In the entries below, which lines run from the one containing "Write a component" to the one containing "const trend2Y = [81.37, 77.98];"? Copy exactly those lines, ends included, and no others.

Records with drawing code
"""
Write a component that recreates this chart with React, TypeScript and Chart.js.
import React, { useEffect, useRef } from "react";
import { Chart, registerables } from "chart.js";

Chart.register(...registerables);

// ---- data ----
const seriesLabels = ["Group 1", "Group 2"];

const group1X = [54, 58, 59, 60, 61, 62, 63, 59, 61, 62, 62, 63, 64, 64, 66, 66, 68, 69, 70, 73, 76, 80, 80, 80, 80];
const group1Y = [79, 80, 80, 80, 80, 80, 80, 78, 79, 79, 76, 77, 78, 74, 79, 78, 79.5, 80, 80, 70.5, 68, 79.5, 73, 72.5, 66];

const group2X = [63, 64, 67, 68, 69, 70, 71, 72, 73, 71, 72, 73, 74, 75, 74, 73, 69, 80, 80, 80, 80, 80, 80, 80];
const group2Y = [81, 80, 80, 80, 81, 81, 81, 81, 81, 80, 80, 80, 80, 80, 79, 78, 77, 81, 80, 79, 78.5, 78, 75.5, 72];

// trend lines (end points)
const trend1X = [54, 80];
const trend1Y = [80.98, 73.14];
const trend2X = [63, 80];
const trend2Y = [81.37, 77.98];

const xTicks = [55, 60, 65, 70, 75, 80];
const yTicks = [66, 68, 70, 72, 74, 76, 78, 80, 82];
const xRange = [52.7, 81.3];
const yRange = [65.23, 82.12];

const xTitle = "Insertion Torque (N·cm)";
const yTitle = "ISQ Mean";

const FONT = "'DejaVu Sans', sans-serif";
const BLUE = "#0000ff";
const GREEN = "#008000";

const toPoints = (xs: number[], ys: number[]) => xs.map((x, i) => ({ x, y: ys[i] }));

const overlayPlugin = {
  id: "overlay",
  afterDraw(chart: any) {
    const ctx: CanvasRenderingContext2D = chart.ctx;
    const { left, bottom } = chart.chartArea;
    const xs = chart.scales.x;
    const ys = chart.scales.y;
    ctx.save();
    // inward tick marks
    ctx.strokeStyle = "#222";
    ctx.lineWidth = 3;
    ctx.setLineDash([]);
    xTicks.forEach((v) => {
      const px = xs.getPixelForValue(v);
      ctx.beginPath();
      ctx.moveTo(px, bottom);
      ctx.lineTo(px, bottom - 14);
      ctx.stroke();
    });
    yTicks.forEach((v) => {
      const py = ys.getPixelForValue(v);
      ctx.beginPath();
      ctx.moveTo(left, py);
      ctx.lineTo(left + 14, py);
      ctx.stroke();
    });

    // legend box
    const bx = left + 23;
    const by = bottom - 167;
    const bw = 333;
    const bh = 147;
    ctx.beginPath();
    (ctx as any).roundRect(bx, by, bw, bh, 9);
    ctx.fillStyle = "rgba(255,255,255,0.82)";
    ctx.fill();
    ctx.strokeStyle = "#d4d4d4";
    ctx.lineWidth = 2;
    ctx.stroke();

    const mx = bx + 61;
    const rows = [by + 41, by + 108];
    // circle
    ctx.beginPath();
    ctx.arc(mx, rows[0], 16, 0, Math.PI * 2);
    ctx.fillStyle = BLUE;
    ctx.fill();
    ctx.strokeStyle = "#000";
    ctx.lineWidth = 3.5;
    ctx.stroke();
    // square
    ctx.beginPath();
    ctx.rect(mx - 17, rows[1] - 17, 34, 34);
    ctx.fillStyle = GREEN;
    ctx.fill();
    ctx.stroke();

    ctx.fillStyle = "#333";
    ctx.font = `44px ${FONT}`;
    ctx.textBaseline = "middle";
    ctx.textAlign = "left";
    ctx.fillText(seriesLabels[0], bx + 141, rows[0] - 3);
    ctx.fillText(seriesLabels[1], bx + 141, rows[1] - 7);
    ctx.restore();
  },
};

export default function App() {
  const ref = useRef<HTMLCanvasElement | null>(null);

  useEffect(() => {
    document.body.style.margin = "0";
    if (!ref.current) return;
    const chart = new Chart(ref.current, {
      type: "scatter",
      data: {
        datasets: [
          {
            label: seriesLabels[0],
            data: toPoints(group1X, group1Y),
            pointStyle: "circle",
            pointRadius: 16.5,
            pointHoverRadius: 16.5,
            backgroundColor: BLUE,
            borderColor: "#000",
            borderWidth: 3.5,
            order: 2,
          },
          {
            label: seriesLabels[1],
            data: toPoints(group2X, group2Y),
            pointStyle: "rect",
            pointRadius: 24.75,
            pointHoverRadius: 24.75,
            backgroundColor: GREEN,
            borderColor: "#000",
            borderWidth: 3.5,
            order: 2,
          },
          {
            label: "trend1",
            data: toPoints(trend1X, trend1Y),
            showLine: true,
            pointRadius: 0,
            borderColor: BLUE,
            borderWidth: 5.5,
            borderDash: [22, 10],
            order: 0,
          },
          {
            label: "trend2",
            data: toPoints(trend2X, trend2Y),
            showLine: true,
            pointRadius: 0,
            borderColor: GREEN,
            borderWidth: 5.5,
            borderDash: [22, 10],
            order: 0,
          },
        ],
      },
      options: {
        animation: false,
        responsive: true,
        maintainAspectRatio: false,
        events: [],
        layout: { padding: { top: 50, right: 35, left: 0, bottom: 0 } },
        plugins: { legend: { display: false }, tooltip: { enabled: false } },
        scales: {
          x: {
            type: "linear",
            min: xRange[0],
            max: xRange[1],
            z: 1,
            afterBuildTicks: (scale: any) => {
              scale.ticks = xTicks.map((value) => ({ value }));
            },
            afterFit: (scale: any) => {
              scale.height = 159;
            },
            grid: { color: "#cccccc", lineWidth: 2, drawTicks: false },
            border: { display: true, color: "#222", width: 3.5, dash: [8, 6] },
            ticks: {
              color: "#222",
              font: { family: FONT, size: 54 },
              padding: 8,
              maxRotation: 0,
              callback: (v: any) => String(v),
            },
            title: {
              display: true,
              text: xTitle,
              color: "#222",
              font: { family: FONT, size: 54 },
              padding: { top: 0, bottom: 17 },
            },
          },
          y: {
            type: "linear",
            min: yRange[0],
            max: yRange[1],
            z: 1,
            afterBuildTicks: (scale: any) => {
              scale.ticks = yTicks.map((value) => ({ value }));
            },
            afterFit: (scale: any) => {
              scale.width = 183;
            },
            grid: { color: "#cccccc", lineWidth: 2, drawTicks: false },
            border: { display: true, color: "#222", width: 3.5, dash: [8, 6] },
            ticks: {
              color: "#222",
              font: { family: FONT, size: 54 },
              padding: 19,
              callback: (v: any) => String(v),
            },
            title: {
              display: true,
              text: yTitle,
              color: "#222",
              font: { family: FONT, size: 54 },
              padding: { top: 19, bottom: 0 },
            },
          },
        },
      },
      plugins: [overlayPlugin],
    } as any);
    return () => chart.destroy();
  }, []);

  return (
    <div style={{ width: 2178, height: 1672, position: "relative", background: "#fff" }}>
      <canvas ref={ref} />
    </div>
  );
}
"""
"""
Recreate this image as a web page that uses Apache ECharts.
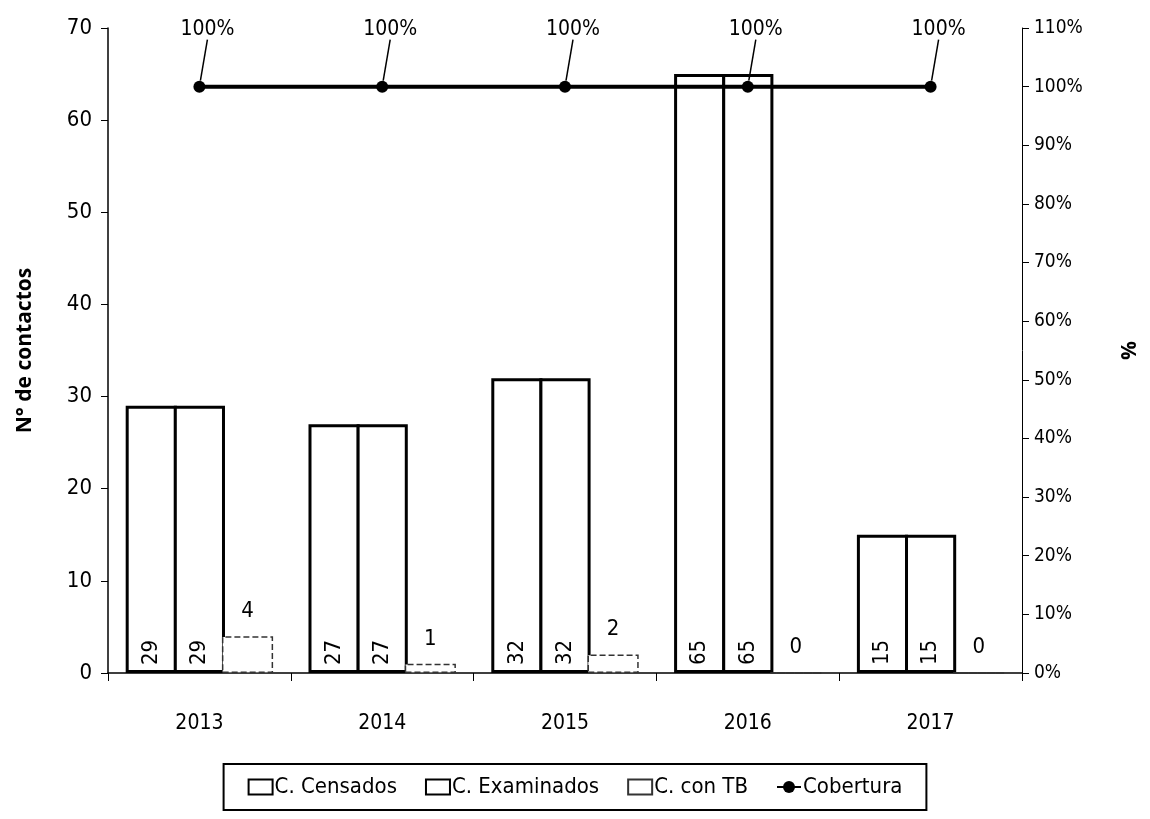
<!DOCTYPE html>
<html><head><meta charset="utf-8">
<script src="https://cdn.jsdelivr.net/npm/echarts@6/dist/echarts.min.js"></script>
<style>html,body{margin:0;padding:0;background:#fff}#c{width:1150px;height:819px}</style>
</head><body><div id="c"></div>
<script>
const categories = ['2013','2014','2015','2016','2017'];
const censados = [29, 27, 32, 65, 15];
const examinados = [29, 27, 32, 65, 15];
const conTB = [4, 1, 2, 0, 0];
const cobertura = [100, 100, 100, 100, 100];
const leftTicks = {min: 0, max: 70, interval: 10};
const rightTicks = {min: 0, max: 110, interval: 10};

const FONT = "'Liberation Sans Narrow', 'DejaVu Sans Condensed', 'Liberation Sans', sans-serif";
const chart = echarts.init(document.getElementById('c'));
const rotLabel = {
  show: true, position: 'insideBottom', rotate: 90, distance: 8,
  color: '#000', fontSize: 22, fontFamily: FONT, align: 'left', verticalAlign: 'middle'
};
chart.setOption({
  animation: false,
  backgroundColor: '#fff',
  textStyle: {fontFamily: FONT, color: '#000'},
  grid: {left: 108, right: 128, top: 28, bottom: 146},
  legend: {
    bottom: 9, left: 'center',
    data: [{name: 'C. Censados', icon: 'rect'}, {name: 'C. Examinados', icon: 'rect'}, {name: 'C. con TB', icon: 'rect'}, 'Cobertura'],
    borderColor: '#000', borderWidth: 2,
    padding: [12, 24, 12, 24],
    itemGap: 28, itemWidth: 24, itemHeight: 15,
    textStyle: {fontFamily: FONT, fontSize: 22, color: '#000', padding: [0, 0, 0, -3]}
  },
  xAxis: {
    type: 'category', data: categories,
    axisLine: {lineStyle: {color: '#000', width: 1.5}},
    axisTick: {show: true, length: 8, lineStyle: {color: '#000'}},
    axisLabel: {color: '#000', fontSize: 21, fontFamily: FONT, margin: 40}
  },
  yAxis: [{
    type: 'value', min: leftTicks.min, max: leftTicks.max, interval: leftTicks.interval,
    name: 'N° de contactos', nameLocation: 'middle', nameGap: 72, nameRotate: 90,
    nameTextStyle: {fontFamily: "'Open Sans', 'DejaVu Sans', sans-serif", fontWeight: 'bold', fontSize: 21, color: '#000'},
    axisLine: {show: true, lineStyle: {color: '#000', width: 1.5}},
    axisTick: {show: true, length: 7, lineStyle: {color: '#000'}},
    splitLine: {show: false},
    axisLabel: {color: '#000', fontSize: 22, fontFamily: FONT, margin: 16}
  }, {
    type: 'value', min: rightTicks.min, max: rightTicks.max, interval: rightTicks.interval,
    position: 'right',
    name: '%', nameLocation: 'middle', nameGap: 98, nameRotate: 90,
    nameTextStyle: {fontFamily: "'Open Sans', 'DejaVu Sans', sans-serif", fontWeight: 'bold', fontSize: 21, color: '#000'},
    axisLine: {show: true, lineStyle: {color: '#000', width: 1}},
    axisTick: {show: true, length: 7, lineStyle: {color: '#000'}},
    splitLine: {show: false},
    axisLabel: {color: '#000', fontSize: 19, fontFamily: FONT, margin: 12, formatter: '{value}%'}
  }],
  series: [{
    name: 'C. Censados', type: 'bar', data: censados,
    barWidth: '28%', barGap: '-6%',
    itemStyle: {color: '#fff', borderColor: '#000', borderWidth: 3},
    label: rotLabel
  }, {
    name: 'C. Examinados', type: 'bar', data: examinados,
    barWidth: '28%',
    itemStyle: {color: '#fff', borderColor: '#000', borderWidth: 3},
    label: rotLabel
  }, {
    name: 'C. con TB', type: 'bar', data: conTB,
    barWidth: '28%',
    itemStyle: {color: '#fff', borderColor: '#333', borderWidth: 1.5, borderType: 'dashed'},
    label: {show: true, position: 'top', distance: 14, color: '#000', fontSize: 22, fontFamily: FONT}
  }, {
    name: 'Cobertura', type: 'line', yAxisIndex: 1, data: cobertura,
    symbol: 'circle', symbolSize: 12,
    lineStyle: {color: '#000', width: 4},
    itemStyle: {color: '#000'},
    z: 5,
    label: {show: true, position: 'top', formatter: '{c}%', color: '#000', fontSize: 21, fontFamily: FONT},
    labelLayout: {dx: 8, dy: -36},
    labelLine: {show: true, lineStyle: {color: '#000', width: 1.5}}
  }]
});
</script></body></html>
"""
"""
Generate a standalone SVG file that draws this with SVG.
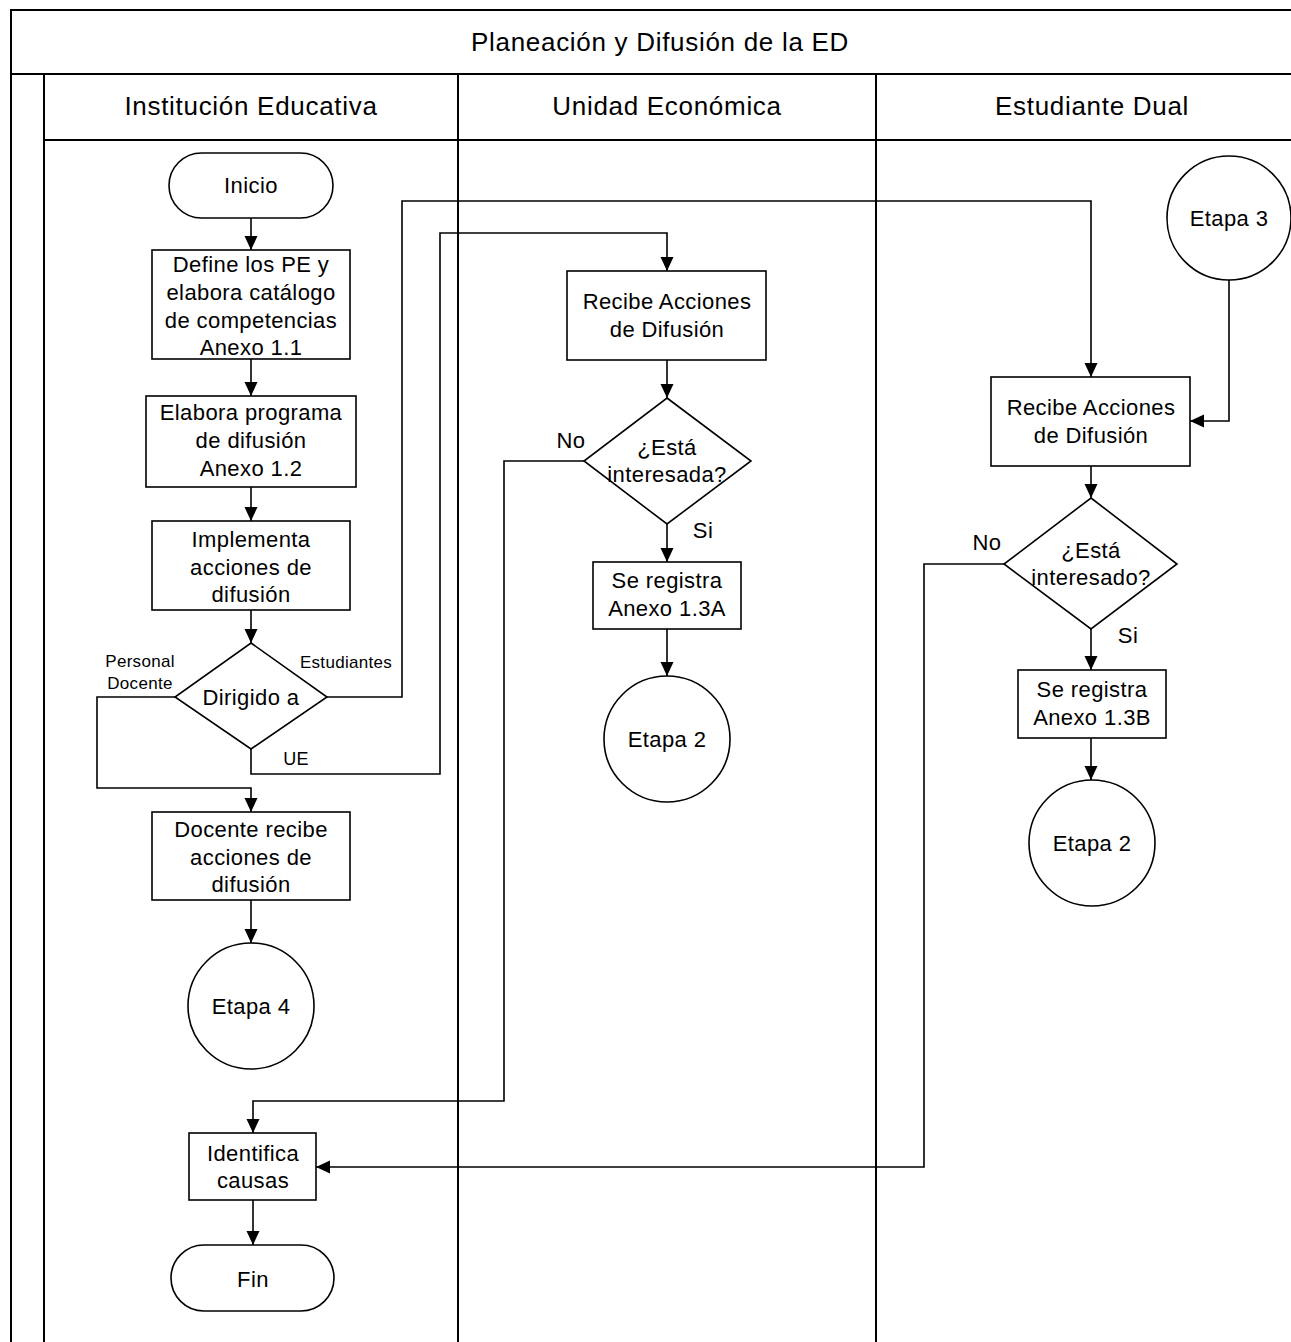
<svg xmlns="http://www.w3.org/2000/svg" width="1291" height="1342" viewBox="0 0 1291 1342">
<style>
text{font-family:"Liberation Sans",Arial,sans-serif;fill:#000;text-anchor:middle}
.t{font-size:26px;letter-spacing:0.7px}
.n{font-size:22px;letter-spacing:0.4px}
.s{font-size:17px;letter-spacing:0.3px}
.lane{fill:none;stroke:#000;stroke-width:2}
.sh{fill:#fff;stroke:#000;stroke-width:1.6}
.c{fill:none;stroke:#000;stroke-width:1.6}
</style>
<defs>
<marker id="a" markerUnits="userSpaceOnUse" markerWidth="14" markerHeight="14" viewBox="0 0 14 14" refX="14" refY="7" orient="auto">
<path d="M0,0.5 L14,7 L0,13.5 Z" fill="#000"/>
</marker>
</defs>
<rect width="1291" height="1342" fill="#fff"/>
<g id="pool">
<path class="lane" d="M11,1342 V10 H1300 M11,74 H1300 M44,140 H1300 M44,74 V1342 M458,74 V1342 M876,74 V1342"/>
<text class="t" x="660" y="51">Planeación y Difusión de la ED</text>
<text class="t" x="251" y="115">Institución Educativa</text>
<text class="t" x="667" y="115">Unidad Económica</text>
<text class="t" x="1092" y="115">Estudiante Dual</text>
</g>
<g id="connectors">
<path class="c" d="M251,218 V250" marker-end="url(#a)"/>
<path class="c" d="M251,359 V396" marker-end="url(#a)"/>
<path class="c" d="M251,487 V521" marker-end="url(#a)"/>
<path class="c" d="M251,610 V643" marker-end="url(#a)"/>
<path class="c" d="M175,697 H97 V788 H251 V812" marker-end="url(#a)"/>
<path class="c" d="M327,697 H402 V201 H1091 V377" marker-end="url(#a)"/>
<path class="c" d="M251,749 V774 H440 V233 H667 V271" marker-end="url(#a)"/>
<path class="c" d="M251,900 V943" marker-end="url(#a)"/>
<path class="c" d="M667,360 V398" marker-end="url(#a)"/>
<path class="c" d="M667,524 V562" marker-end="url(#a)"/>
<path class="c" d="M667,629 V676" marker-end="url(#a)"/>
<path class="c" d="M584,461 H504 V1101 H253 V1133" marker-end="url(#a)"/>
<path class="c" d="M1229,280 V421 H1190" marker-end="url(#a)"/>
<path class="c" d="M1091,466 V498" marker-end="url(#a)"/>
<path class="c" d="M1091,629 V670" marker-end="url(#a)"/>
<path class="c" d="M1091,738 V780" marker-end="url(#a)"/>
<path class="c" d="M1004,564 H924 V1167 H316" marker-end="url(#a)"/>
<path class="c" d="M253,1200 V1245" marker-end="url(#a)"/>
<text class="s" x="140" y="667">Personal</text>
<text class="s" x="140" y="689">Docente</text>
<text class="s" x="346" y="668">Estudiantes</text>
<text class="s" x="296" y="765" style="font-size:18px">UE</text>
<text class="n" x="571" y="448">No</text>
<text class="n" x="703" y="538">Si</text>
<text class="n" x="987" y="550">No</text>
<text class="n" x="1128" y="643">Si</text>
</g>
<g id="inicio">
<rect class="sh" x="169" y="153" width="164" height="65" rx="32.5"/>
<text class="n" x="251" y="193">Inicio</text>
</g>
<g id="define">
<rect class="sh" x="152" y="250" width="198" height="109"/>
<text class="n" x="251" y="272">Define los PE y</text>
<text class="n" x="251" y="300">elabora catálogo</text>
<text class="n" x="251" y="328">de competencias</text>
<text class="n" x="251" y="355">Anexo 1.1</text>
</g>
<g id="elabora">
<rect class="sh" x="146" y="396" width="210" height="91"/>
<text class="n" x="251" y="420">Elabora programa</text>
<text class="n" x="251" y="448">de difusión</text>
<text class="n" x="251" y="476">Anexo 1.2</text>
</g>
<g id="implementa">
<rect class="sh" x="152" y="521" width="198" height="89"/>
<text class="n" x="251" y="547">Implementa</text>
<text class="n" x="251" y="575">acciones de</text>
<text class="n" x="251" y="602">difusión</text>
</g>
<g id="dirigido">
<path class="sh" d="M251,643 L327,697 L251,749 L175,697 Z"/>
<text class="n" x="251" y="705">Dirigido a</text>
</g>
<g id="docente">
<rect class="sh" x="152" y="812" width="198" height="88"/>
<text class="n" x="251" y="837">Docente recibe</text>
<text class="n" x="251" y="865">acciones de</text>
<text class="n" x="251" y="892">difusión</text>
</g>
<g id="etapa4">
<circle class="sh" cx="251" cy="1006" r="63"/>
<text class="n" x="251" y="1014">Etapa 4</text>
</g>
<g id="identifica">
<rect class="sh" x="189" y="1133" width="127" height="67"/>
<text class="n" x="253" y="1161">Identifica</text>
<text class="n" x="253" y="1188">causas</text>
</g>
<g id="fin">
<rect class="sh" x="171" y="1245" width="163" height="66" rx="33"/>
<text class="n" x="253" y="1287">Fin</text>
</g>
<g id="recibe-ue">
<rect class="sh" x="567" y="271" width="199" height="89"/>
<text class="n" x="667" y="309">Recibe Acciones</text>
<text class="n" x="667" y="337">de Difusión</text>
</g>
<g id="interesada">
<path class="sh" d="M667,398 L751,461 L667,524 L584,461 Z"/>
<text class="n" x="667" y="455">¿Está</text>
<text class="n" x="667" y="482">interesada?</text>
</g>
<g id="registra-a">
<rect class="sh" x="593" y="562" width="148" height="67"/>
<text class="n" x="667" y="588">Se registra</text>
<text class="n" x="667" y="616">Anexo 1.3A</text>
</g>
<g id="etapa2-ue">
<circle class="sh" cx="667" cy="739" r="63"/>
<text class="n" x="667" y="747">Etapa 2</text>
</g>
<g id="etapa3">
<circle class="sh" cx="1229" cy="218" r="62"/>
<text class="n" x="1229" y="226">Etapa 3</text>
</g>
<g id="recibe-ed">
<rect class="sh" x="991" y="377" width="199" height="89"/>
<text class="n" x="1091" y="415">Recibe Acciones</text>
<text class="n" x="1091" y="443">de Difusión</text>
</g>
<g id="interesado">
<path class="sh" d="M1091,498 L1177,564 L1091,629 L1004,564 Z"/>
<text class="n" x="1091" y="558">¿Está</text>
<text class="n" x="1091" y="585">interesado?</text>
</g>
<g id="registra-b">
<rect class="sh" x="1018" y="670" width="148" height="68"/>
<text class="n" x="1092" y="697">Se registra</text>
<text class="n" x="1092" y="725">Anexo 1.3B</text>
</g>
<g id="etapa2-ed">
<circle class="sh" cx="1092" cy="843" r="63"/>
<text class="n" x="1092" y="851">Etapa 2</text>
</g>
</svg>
"""
== EXPECTED ANSWER ==
Write a component that recreates this chart with React, TypeScript and Chart.js.
import React, { useEffect, useRef } from "react";
import { Chart, registerables } from "chart.js";

Chart.register(...registerables);

// ---- data ----
const seriesLabels = ["Group 1", "Group 2"];

const group1X = [54, 58, 59, 60, 61, 62, 63, 59, 61, 62, 62, 63, 64, 64, 66, 66, 68, 69, 70, 73, 76, 80, 80, 80, 80];
const group1Y = [79, 80, 80, 80, 80, 80, 80, 78, 79, 79, 76, 77, 78, 74, 79, 78, 79.5, 80, 80, 70.5, 68, 79.5, 73, 72.5, 66];

const group2X = [63, 64, 67, 68, 69, 70, 71, 72, 73, 71, 72, 73, 74, 75, 74, 73, 69, 80, 80, 80, 80, 80, 80, 80];
const group2Y = [81, 80, 80, 80, 81, 81, 81, 81, 81, 80, 80, 80, 80, 80, 79, 78, 77, 81, 80, 79, 78.5, 78, 75.5, 72];

// trend lines (end points)
const trend1X = [54, 80];
const trend1Y = [80.98, 73.14];
const trend2X = [63, 80];
const trend2Y = [81.37, 77.98];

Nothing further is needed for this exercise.